▶ _Aim of the task_
Exactly repeat the material, dropping only the pictures.

▶ _Dataset extract_

"""

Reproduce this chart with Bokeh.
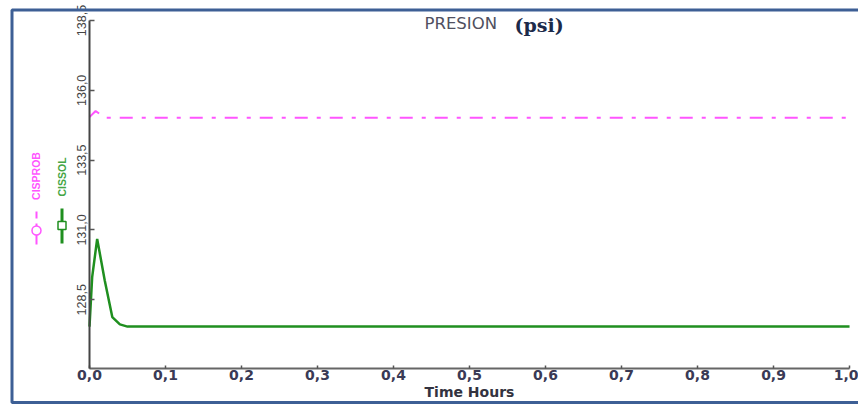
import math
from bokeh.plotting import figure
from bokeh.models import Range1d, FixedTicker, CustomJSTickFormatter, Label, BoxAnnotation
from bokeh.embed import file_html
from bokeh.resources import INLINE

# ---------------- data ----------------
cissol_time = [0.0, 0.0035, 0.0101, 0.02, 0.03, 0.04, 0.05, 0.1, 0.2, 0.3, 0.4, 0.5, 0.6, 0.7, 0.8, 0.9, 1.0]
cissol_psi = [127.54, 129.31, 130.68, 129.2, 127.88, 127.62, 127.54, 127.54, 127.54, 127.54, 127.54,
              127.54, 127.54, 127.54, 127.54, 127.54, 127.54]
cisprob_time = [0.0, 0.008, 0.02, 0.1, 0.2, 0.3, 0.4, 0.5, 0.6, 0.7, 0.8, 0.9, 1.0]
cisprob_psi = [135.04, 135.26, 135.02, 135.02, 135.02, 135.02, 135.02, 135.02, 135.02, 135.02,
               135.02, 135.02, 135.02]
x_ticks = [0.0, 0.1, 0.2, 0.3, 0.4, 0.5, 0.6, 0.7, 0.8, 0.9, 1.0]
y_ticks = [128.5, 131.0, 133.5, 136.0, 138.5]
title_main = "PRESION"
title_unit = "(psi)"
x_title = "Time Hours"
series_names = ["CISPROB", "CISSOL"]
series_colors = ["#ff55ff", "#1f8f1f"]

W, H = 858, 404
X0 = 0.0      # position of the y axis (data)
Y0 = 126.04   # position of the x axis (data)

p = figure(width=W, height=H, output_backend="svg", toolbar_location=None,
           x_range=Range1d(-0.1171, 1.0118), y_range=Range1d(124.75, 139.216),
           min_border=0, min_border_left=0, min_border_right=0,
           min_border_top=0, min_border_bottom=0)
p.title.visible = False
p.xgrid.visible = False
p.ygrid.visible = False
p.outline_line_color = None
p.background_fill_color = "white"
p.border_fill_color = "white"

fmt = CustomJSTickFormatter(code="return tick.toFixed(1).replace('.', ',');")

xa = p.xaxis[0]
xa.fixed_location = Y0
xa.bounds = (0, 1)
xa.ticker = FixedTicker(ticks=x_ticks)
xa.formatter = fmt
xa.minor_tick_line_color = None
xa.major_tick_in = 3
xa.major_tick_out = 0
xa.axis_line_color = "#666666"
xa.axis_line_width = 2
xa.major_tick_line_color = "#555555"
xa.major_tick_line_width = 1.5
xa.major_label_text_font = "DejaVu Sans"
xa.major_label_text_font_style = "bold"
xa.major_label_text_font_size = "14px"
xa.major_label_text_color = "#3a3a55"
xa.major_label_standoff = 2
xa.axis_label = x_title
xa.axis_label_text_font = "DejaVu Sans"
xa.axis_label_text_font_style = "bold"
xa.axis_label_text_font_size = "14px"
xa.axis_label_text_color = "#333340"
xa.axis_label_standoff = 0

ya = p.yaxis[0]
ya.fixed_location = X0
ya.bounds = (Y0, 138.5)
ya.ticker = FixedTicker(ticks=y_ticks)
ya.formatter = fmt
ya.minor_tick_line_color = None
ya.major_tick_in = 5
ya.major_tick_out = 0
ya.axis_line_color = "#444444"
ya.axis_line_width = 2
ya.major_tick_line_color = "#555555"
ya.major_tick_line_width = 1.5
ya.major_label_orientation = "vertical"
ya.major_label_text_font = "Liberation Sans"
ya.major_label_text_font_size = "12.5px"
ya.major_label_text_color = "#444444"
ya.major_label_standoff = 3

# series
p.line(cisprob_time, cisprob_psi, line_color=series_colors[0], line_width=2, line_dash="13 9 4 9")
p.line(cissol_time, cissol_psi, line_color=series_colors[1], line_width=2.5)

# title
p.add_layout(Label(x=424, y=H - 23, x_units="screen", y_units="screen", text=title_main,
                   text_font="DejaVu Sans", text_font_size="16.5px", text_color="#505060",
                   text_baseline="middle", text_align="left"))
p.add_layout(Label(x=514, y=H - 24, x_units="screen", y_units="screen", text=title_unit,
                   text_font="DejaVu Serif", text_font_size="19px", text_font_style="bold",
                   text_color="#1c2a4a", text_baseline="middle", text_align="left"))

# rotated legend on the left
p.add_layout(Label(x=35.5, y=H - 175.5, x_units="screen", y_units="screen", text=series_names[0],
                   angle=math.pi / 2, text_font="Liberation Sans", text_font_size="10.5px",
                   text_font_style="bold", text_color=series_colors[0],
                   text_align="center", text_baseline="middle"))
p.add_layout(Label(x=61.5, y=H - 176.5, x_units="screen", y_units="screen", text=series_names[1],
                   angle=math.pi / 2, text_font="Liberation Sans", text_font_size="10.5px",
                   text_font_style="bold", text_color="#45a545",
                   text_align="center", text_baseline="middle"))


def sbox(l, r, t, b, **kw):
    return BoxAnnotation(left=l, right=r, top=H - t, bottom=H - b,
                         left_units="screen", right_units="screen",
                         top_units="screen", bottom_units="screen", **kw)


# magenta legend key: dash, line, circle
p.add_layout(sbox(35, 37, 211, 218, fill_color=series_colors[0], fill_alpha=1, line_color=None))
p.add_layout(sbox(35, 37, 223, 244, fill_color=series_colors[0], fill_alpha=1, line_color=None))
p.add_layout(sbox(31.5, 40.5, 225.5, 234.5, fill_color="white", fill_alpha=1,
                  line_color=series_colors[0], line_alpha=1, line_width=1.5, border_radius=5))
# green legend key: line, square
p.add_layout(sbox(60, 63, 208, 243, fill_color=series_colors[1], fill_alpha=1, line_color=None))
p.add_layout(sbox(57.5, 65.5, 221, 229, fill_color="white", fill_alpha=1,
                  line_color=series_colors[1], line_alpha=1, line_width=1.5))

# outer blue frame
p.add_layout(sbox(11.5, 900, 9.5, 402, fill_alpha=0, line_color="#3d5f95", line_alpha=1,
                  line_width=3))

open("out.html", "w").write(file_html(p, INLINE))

"""

▶ _Solution to this task_
Reproduce this chart with Bokeh.
import math
from bokeh.plotting import figure
from bokeh.models import Range1d, FixedTicker, CustomJSTickFormatter, Label, BoxAnnotation
from bokeh.embed import file_html
from bokeh.resources import INLINE

# ---------------- data ----------------
cissol_time = [0.0, 0.0035, 0.0101, 0.02, 0.03, 0.04, 0.05, 0.1, 0.2, 0.3, 0.4, 0.5, 0.6, 0.7, 0.8, 0.9, 1.0]
cissol_psi = [127.54, 129.31, 130.68, 129.2, 127.88, 127.62, 127.54, 127.54, 127.54, 127.54, 127.54,
              127.54, 127.54, 127.54, 127.54, 127.54, 127.54]
cisprob_time = [0.0, 0.008, 0.02, 0.1, 0.2, 0.3, 0.4, 0.5, 0.6, 0.7, 0.8, 0.9, 1.0]
cisprob_psi = [135.04, 135.26, 135.02, 135.02, 135.02, 135.02, 135.02, 135.02, 135.02, 135.02,
               135.02, 135.02, 135.02]
x_ticks = [0.0, 0.1, 0.2, 0.3, 0.4, 0.5, 0.6, 0.7, 0.8, 0.9, 1.0]
y_ticks = [128.5, 131.0, 133.5, 136.0, 138.5]
title_main = "PRESION"
title_unit = "(psi)"
x_title = "Time Hours"
series_names = ["CISPROB", "CISSOL"]
series_colors = ["#ff55ff", "#1f8f1f"]

W, H = 858, 404
X0 = 0.0      # position of the y axis (data)
Y0 = 126.04   # position of the x axis (data)

p = figure(width=W, height=H, output_backend="svg", toolbar_location=None,
           x_range=Range1d(-0.1171, 1.0118), y_range=Range1d(124.75, 139.216),
           min_border=0, min_border_left=0, min_border_right=0,
           min_border_top=0, min_border_bottom=0)
p.title.visible = False
p.xgrid.visible = False
p.ygrid.visible = False
p.outline_line_color = None
p.background_fill_color = "white"
p.border_fill_color = "white"

fmt = CustomJSTickFormatter(code="return tick.toFixed(1).replace('.', ',');")

xa = p.xaxis[0]
xa.fixed_location = Y0
xa.bounds = (0, 1)
xa.ticker = FixedTicker(ticks=x_ticks)
xa.formatter = fmt
xa.minor_tick_line_color = None
xa.major_tick_in = 3
xa.major_tick_out = 0
xa.axis_line_color = "#666666"
xa.axis_line_width = 2
xa.major_tick_line_color = "#555555"
xa.major_tick_line_width = 1.5
xa.major_label_text_font = "DejaVu Sans"
xa.major_label_text_font_style = "bold"
xa.major_label_text_font_size = "14px"
xa.major_label_text_color = "#3a3a55"
xa.major_label_standoff = 2
xa.axis_label = x_title
xa.axis_label_text_font = "DejaVu Sans"
xa.axis_label_text_font_style = "bold"
xa.axis_label_text_font_size = "14px"
xa.axis_label_text_color = "#333340"
xa.axis_label_standoff = 0

ya = p.yaxis[0]
ya.fixed_location = X0
ya.bounds = (Y0, 138.5)
ya.ticker = FixedTicker(ticks=y_ticks)
ya.formatter = fmt
ya.minor_tick_line_color = None
ya.major_tick_in = 5
ya.major_tick_out = 0
ya.axis_line_color = "#444444"
ya.axis_line_width = 2
ya.major_tick_line_color = "#555555"
ya.major_tick_line_width = 1.5
ya.major_label_orientation = "vertical"
ya.major_label_text_font = "Liberation Sans"
ya.major_label_text_font_size = "12.5px"
ya.major_label_text_color = "#444444"
ya.major_label_standoff = 3

# series
p.line(cisprob_time, cisprob_psi, line_color=series_colors[0], line_width=2, line_dash="13 9 4 9")
p.line(cissol_time, cissol_psi, line_color=series_colors[1], line_width=2.5)

# title
p.add_layout(Label(x=424, y=H - 23, x_units="screen", y_units="screen", text=title_main,
                   text_font="DejaVu Sans", text_font_size="16.5px", text_color="#505060",
                   text_baseline="middle", text_align="left"))
p.add_layout(Label(x=514, y=H - 24, x_units="screen", y_units="screen", text=title_unit,
                   text_font="DejaVu Serif", text_font_size="19px", text_font_style="bold",
                   text_color="#1c2a4a", text_baseline="middle", text_align="left"))

# rotated legend on the left
p.add_layout(Label(x=35.5, y=H - 175.5, x_units="screen", y_units="screen", text=series_names[0],
                   angle=math.pi / 2, text_font="Liberation Sans", text_font_size="10.5px",
                   text_font_style="bold", text_color=series_colors[0],
                   text_align="center", text_baseline="middle"))
p.add_layout(Label(x=61.5, y=H - 176.5, x_units="screen", y_units="screen", text=series_names[1],
                   angle=math.pi / 2, text_font="Liberation Sans", text_font_size="10.5px",
                   text_font_style="bold", text_color="#45a545",
                   text_align="center", text_baseline="middle"))


def sbox(l, r, t, b, **kw):
    return BoxAnnotation(left=l, right=r, top=H - t, bottom=H - b,
                         left_units="screen", right_units="screen",
                         top_units="screen", bottom_units="screen", **kw)


# magenta legend key: dash, line, circle
p.add_layout(sbox(35, 37, 211, 218, fill_color=series_colors[0], fill_alpha=1, line_color=None))
p.add_layout(sbox(35, 37, 223, 244, fill_color=series_colors[0], fill_alpha=1, line_color=None))
p.add_layout(sbox(31.5, 40.5, 225.5, 234.5, fill_color="white", fill_alpha=1,
                  line_color=series_colors[0], line_alpha=1, line_width=1.5, border_radius=5))
# green legend key: line, square
p.add_layout(sbox(60, 63, 208, 243, fill_color=series_colors[1], fill_alpha=1, line_color=None))
p.add_layout(sbox(57.5, 65.5, 221, 229, fill_color="white", fill_alpha=1,
                  line_color=series_colors[1], line_alpha=1, line_width=1.5))

# outer blue frame
p.add_layout(sbox(11.5, 900, 9.5, 402, fill_alpha=0, line_color="#3d5f95", line_alpha=1,
                  line_width=3))

open("out.html", "w").write(file_html(p, INLINE))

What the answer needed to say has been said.